La clause élusive des vices cachés n'est donc pas opposable aux demandes concernant la reprise de ce vice.
Ainsi que l'a relevé le tribunal, par ailleurs, le dispositif d'évacuation sanitaire provoque des blocages et des refoulements réguliers à raison d'un problème de conception. L'impropriété à destination de l'ouvrage est établie, tout comme la mauvaise foi des vendeurs, qui avaient nécessairement connaissance de ce vice, contrairement à ce qu'indique Mme [T], puisqu'il est inhérent au réseau créé en 2008-2009 pour raccorder l'extension, et que les bouchages consécutifs sont récurrents.
La clause élusive de garantie des vices cachés n'est donc pas davantage opposable à cet égard.
Le montant des condamnations accordées par le tribunal au titre de la remise en état du réseau électrique de l'extension et du réseau d'évaluation ne sont pas contestées et sont conformes aux données expertales.

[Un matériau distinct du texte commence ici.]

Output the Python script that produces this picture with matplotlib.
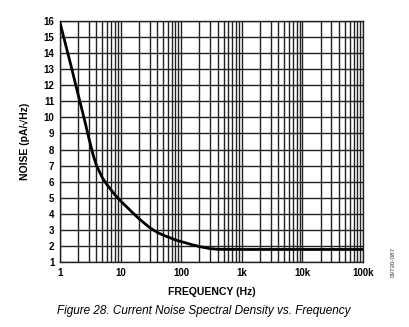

S'agissant du préjudice de jouissance, le tribunal a retenu un montant de
9 600 euros, correspondant à 400 euros par mois à compter du 15 juin 2017, à raison de l'impossibilité d'habiter l'extension, outre la durée de deux semaines prévue pour les travaux de remise en état. Ce montant n'est pas contesté par l'appelante et l'intimé en sollicite la confirmation. Il est adapté et sera confirmé.
La décision sera donc confirmée.
Sur les dépens et frais irrépétibles
Mme [T] succombe à l'instance et sera condamnée aux dépens d'appel
En application de l'article 50 de la loi 91-647 du 10 juillet 1991, la juridiction saisie prononce le retrait de l'aide juridictionnelle, lorsque la procédure engagée par le demandeur bénéficiant de l'aide juridictionnelle a été jugée abusive.
Compte tenu des explications fournies par Mme [T] sur demande de la cour dans le cadre de son délibéré, il n'y a pas lieu de faire application de ce texte.
En revanche, l'équité commande la condamnation de Mme [T] à payer à Mme [M] et M. [A], au titre des frais irrépétibles la somme de 4 000 euros.
PAR CES MOTIFS
La cour, statuant par arrêt rendu par défaut, mis à disposition au greffe et en dernier ressort,
Confirme le jugement en ses dispositions,
Y ajoutant,
Condamne Mme [W] [C] épouse [T] à payer à Mme [G] [M] et M. [H] [A] la somme de 4 000 euros au titre des frais irrépétibles d'appel ;
Condamne Mme [W] [C] épouse [T] aux dépens d'appel ;
Décide de ne pas faire application de l'article 50 de la loi 91-647 du 10 juillet 1991.